Le générique commence par un son caractéristique, celui du tic tac. C'est, bien entendu, une façon de matérialiser le temps. Une façon de le rendre perceptible est de commencer à le faire sentir dès les premières secondes, en accentuant peu à peu l'intensité sonore du tic tac et en le faisant commencer sur un écran noir, vierge pour l'instant d'espace mais pas de son, ce qui constitue d'emblée un paradoxe. Ce qui est plus frappant, c'est qu'à aucun moment du générique il n'y aura de musique, le seul moment où celle-ci tente d'envahir la scène étant désamorcé par l'explosion de l'ampli. L'accent est donc mis sur la temporalité. Ce générique cristallise différents niveaux de temporalité. Celle de sa propre intrigue en nous donnant par avance des éléments de compréhension et l'amorce de fils rouges qu'on retrouvera tout au long du film.
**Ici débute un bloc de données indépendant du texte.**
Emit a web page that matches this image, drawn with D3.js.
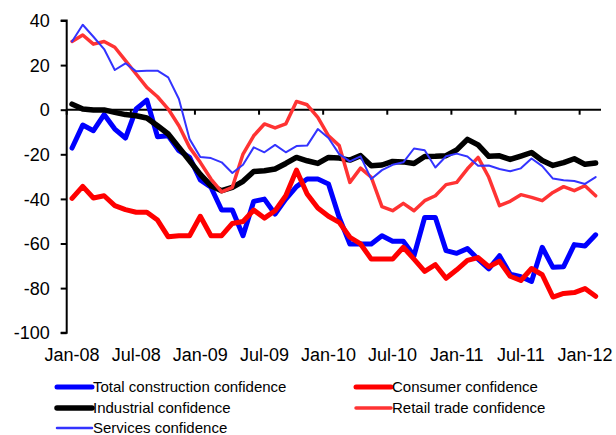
<!DOCTYPE html>
<html>
<head>
<meta charset="utf-8">
<script src="https://cdn.jsdelivr.net/npm/d3@7"></script>
<style>
  html, body { margin: 0; padding: 0; background: #fff; }
  svg { display: block; font-family: "Liberation Sans", Arial, sans-serif; }
</style>
</head>
<body>
<svg id="chart" width="616" height="435"></svg>
<script>
// ---- data ----
const months = (function () {
  const names = ["Jan","Feb","Mar","Apr","May","Jun","Jul","Aug","Sep","Oct","Nov","Dec"];
  const out = [];
  for (let k = 0; k < 50; k++) {
    const yr = 8 + Math.floor(k / 12);
    out.push(names[k % 12] + "-" + String(yr).padStart(2, "0"));
  }
  return out;
})();
const xTickLabels = ["Jan-08","Jul-08","Jan-09","Jul-09","Jan-10","Jul-10","Jan-11","Jul-11","Jan-12"];
const yTicks = [-100, -80, -60, -40, -20, 0, 20, 40];

const construction = [-17.2,-6.9,-9.4,-2.2,-8.7,-12.7,0.3,4.3,-12.1,-11.7,-18.4,-21.4,-31.5,-34.8,-45,-45,-56.5,-41.1,-40.1,-46.8,-40.1,-34.5,-31.1,-31.1,-33.3,-48.3,-60.2,-60.2,-60.2,-56.5,-59,-59,-65.5,-48.3,-48.3,-63.2,-64.4,-62.3,-67,-71.4,-65.5,-73.7,-74.9,-77,-61.7,-70.7,-70.4,-60.5,-61.1,-56.1];
const consumer = [-39.8,-34.4,-39.6,-38.6,-43,-44.8,-46,-46,-49.5,-57,-56.5,-56.5,-47.8,-56.5,-56.5,-51,-50.1,-45,-48.6,-45.3,-38.6,-27.1,-37.8,-44.1,-47.8,-50.5,-57.2,-60.2,-67,-67,-67,-61.7,-67,-72.5,-69.5,-75.6,-71.8,-67.6,-66.3,-70.4,-68,-74.7,-76.6,-71.2,-74,-84,-82.4,-82,-80.2,-83.7];
const industrial = [2.5,0.3,-0.1,-0.1,-1.2,-2.2,-2.7,-3.7,-7.2,-10.9,-16.9,-22.9,-29,-34.1,-36.3,-34.8,-32.1,-27.7,-27.4,-26.6,-24.1,-21.4,-22.9,-24.1,-21.4,-21.7,-22.6,-20.6,-25.1,-24.8,-23.2,-23.4,-24.1,-21,-20.9,-20.6,-18,-13.3,-15.8,-20.9,-20.7,-22.3,-20.8,-19.2,-22.8,-25,-23.7,-22,-24.5,-23.9];
const retail = [30.6,33.5,29.4,30.6,28,22,16,10,5.8,0.3,-7.2,-16.9,-23.6,-31.1,-36.8,-34.8,-19.9,-11.7,-6.4,-8.2,-6.4,3.7,2.2,-3.4,-11.7,-16.1,-32.6,-26.2,-30.3,-43.5,-45.3,-42,-45.3,-40.8,-38.6,-33.6,-32.6,-26.5,-21.4,-30.3,-43,-41.1,-38.1,-39.3,-40.8,-37.1,-34.5,-36.3,-34.1,-38.6];
const services = [30.6,38.1,32.7,27.2,17.8,20.8,17.2,17.5,17.5,14.5,4.8,-13.2,-21.2,-21.7,-23.6,-28.4,-24.7,-16.9,-19.1,-15.8,-19.1,-16.3,-16.1,-8.7,-12.7,-19.9,-23.2,-20.9,-31.1,-27.1,-24.7,-23.6,-17.4,-18.2,-25.9,-20.9,-19.7,-21,-25.1,-25,-26.6,-27.6,-26.3,-21.9,-25.3,-30.9,-31.6,-32,-33.3,-30.2];

const seriesNames = ["Total construction confidence","Consumer confidence","Industrial confidence","Retail trade confidence","Services confidence"];
const seriesValues = [construction, consumer, industrial, retail, services];
const seriesColors = ["#0000ff","#ff0000","#000000","#ff3333","#3333ff"];
const seriesWidths = [5, 5, 5.5, 3.5, 2];

// ---- layout ----
const svg = d3.select("#chart");
const plotLeft = 66.7, plotRight = 601, plotTop = 20.5, plotBottom = 332.7;

const x = d3.scaleBand().domain(months).range([plotLeft, plotRight]).paddingInner(0).paddingOuter(0);
const y = d3.scaleLinear().domain([-100, 40]).range([plotBottom, plotTop]);
const cx = m => x(m) + x.bandwidth() / 2;

// y axis
const yAxis = d3.axisLeft(y).tickValues(yTicks).tickSize(6).tickPadding(11).tickFormat(d3.format("d"));
const gy = svg.append("g").attr("transform", `translate(${plotLeft},0)`).call(yAxis);
gy.select(".domain").attr("stroke", "#000").attr("stroke-width", 2).attr("d", `M-6,${plotTop}H0V${plotBottom}H-6`);
gy.selectAll(".tick line").attr("stroke", "#000").attr("stroke-width", 2);
gy.selectAll(".tick text").attr("fill", "#000").style("font-size", "18px").attr("dy", "0.34em")
  .text(d => d < 0 ? "-" + Math.abs(d) : d);

// x axis line at 0 with ticks every 6 months (at band boundaries)
const tickMonths = months.filter((m, i) => i % 6 === 0);
const gx = svg.append("g");
gx.append("line").attr("x1", plotLeft).attr("x2", plotRight).attr("y1", y(0)).attr("y2", y(0))
  .attr("stroke", "#000").attr("stroke-width", 2);
gx.selectAll("line.tk").data(tickMonths).join("line").attr("class", "tk")
  .attr("x1", d => x(d)).attr("x2", d => x(d))
  .attr("y1", y(0)).attr("y2", y(0) + 5)
  .attr("stroke", "#000").attr("stroke-width", 2);

// x tick labels at the bottom, centred on the labelled months
const xAxis = d3.axisBottom(x).tickValues(tickMonths).tickSize(0).tickPadding(0)
  .tickFormat((d, i) => xTickLabels[i]);
const gxl = svg.append("g").attr("transform", "translate(0,348)").call(xAxis);
gxl.select(".domain").remove();
gxl.selectAll(".tick").attr("transform", d => `translate(${cx(d)},0)`);
gxl.selectAll(".tick text").attr("fill", "#000").style("font-size", "18px");

// series
const line = d3.line().x((d, i) => cx(months[i])).y(d => y(d)).curve(d3.curveLinear);
seriesValues.forEach((vals, k) => {
  svg.append("path").datum(vals)
    .attr("fill", "none")
    .attr("stroke", seriesColors[k])
    .attr("stroke-width", seriesWidths[k])
    .attr("stroke-linejoin", "round")
    .attr("stroke-linecap", "round")
    .attr("d", line);
});

// legend
const legendPos = [
  {lx: 57, ly: 387}, {lx: 356, ly: 387},
  {lx: 57, ly: 408}, {lx: 356, ly: 408},
  {lx: 57, ly: 428}
];
const lg = svg.append("g");
seriesNames.forEach((name, k) => {
  const p = legendPos[k];
  lg.append("line").attr("x1", p.lx).attr("x2", p.lx + 35).attr("y1", p.ly).attr("y2", p.ly)
    .attr("stroke", seriesColors[k]).attr("stroke-width", Math.max(seriesWidths[k], 2.5)).attr("stroke-linecap", "round");
  lg.append("text").attr("x", p.lx + 36).attr("y", p.ly).attr("dy", "0.35em")
    .style("font-size", "15px").attr("fill", "#000").text(name);
});
</script>
</body>
</html>
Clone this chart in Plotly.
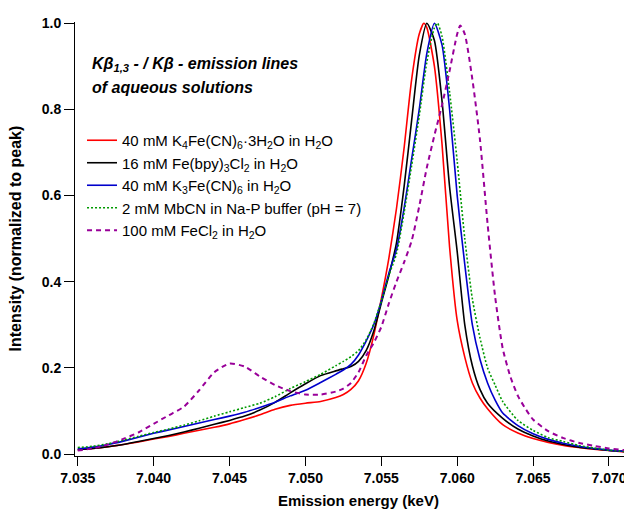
import plotly.graph_objects as go

# ---------------- data ----------------
E_pre = [7.035, 7.036, 7.037, 7.038, 7.039, 7.040, 7.041, 7.042, 7.043, 7.044,
         7.045, 7.046, 7.047, 7.048, 7.049, 7.050, 7.051, 7.052, 7.0525, 7.053,
         7.0535, 7.054, 7.0545, 7.055, 7.0555, 7.056, 7.0565, 7.057]
E_tail = [7.063, 7.064, 7.065, 7.066, 7.067, 7.068, 7.069, 7.070, 7.071]

energy_red = E_pre + [7.0575, 7.0578, 7.058, 7.0585, 7.059, 7.0595, 7.060, 7.0605,
                      7.061, 7.0615, 7.062] + E_tail
int_red = [0.010, 0.013, 0.017, 0.022, 0.028, 0.035, 0.041, 0.048, 0.055, 0.062,
           0.070, 0.080, 0.091, 0.104, 0.113, 0.118, 0.122, 0.131, 0.138, 0.150,
           0.170, 0.210, 0.275, 0.360, 0.455, 0.570, 0.710, 0.870,
           0.975, 1.000, 0.990, 0.900, 0.720, 0.480, 0.310, 0.225,
           0.165, 0.130, 0.105,
           0.068, 0.049, 0.036, 0.027, 0.020, 0.015, 0.011, 0.008, 0.005]

energy_black = E_pre + [7.0575, 7.058, 7.0585, 7.059, 7.0595, 7.060, 7.0605,
                        7.061, 7.0615, 7.062] + E_tail
int_black = [0.010, 0.013, 0.017, 0.022, 0.029, 0.036, 0.043, 0.051, 0.060, 0.069,
             0.078, 0.088, 0.102, 0.120, 0.142, 0.163, 0.182, 0.193, 0.198, 0.203,
             0.215, 0.240, 0.285, 0.350, 0.415, 0.490, 0.620, 0.775,
             0.925, 1.000, 0.960, 0.820, 0.620, 0.470, 0.300,
             0.205, 0.150, 0.118,
             0.083, 0.058, 0.042, 0.030, 0.022, 0.016, 0.012, 0.008, 0.006]

energy_blue = E_pre + [7.0575, 7.058, 7.0585, 7.059, 7.0595, 7.060, 7.0605,
                       7.061, 7.0615, 7.062, 7.0625] + E_tail
int_blue = [0.012, 0.016, 0.022, 0.030, 0.039, 0.048, 0.056, 0.064, 0.072, 0.080,
            0.088, 0.097, 0.108, 0.120, 0.135, 0.148, 0.166, 0.185, 0.195, 0.208,
            0.230, 0.262, 0.300, 0.355, 0.420, 0.475, 0.570, 0.685,
            0.800, 0.930, 1.000, 0.950, 0.800, 0.600, 0.440,
            0.300, 0.220, 0.165, 0.125,
            0.095, 0.066, 0.047, 0.034, 0.025, 0.018, 0.013, 0.009, 0.006]

energy_green = E_pre + [7.0575, 7.058, 7.0585, 7.0587, 7.059, 7.0595, 7.060, 7.0605,
                        7.061, 7.0615, 7.062, 7.0625] + E_tail
int_green = [0.015, 0.018, 0.024, 0.032, 0.041, 0.050, 0.058, 0.067, 0.077, 0.088,
             0.098, 0.108, 0.118, 0.133, 0.152, 0.168, 0.185, 0.205, 0.215, 0.226,
             0.240, 0.265, 0.302, 0.355, 0.415, 0.465, 0.560, 0.670,
             0.785, 0.910, 0.990, 1.000, 0.970, 0.840, 0.680, 0.500,
             0.360, 0.270, 0.200, 0.160,
             0.122, 0.078, 0.055, 0.038, 0.029, 0.020, 0.014, 0.009, 0.006]

energy_purple = E_pre + [7.0575, 7.058, 7.0585, 7.059, 7.0595, 7.060, 7.0602, 7.0605,
                         7.061, 7.0615, 7.062, 7.0625, 7.063, 7.0635, 7.064, 7.0645,
                         7.065, 7.066, 7.067, 7.068, 7.069, 7.070, 7.071]
int_purple = [0.008, 0.013, 0.022, 0.035, 0.050, 0.070, 0.090, 0.110, 0.148, 0.190,
              0.210, 0.203, 0.180, 0.160, 0.146, 0.138, 0.138, 0.145, 0.152, 0.165,
              0.190, 0.228, 0.258, 0.295, 0.350, 0.400, 0.445, 0.495,
              0.575, 0.665, 0.740, 0.810, 0.890, 0.975, 0.995, 0.975,
              0.870, 0.730, 0.535, 0.365, 0.245, 0.180, 0.135, 0.105,
              0.080, 0.053, 0.037, 0.026, 0.019, 0.013, 0.009]

names = [
    "40 mM K<sub>4</sub>Fe(CN)<sub>6</sub>·3H<sub>2</sub>O in H<sub>2</sub>O",
    "16 mM Fe(bpy)<sub>3</sub>Cl<sub>2</sub> in H<sub>2</sub>O",
    "40 mM K<sub>3</sub>Fe(CN)<sub>6</sub> in H<sub>2</sub>O",
    "2 mM MbCN in Na-P buffer (pH = 7)",
    "100 mM FeCl<sub>2</sub> in H<sub>2</sub>O",
]
x_ticks = [7.035, 7.040, 7.045, 7.050, 7.055, 7.060, 7.065, 7.070]
y_ticks = [0.0, 0.2, 0.4, 0.6, 0.8, 1.0]

# ---------------- figure ----------------
FONT = "Liberation Sans, Arial, sans-serif"
series = [
    (energy_red, int_red, "#ff0000", "solid", 1.6),
    (energy_black, int_black, "#000000", "solid", 1.6),
    (energy_blue, int_blue, "#0000cc", "solid", 1.6),
    (energy_green, int_green, "#009900", "2px,2px", 1.6),
    (energy_purple, int_purple, "#990099", "5px,4px", 2.0),
]

fig = go.Figure()
for (x, y, c, d, w), n in zip(series, names):
    fig.add_trace(go.Scatter(
        x=x, y=y, mode="lines", name=n,
        line=dict(color=c, dash=d, width=w, shape="spline", smoothing=0.6),
    ))

fig.update_layout(
    width=624, height=514,
    margin=dict(l=75, r=0, t=22, b=58, autoexpand=False),
    paper_bgcolor="white", plot_bgcolor="white",
    font=dict(family=FONT, color="black"),
    showlegend=True,
    legend=dict(
        x=0.0128, y=0.765, xanchor="left", yanchor="top",
        bgcolor="rgba(0,0,0,0)", borderwidth=0,
        font=dict(family=FONT, size=15, color="black"),
        tracegroupgap=0, itemwidth=30,
    ),
    xaxis=dict(
        range=[7.03482, 7.07099], tickvals=x_ticks, tickformat=".3f",
        showline=True, linecolor="black", linewidth=1,
        ticks="outside", ticklen=9, tickcolor="black", tickwidth=1,
        showgrid=False, zeroline=False, mirror=False, automargin=False,
        ticklabeloverflow="allow",
        tickfont=dict(family=FONT, size=14, weight="bold"),
    ),
    yaxis=dict(
        range=[-0.0046, 1.003], tickvals=y_ticks, tickformat=".1f",
        showline=True, linecolor="black", linewidth=1,
        ticks="outside", ticklen=10, tickcolor="black", tickwidth=1,
        showgrid=False, zeroline=False, mirror=False, automargin=False,
        tickfont=dict(family=FONT, size=14, weight="bold"),
    ),
)

# axis titles
fig.add_annotation(
    xref="paper", yref="paper", x=0.5155, y=-0.1014, xanchor="center", yanchor="middle",
    showarrow=False, text="<b>Emission energy (keV)</b>",
    font=dict(family=FONT, size=15, color="black"),
)
fig.add_annotation(
    xref="paper", yref="paper", x=-0.1084, y=0.5023, xanchor="center", yanchor="middle",
    showarrow=False, textangle=-90, text="<b>Intensity (normalized to peak)</b>",
    font=dict(family=FONT, size=16, color="black"),
)

# in-plot caption
fig.add_annotation(
    xref="paper", yref="paper", x=0.027, y=0.901, xanchor="left", yanchor="middle",
    align="left", showarrow=False,
    text="<b><i>Kβ<sub>1,3</sub> - / Kβ - emission lines</i></b>",
    font=dict(family=FONT, size=16, color="black"),
)
fig.add_annotation(
    xref="paper", yref="paper", x=0.027, y=0.848, xanchor="left", yanchor="middle",
    align="left", showarrow=False,
    text="<b><i>of aqueous solutions</i></b>",
    font=dict(family=FONT, size=16, color="black"),
)

fig.write_html(
    "out.html",
    config={"displayModeBar": False},
    post_script="document.body.style.margin='0';document.body.style.overflow='hidden';",
)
Ensuite le principe même du film, à savoir le voyage dans le temps qui implique une conception particulière de la temporalité. Enfin une caractéristique inhérente du cinéma qui crée lui-même sa propre temporalité par le montage, évacuant toute possibilité de traiter d'une temporalité réaliste, mais permettant ainsi les plus belles aberrations comme celle de voyager dans le temps.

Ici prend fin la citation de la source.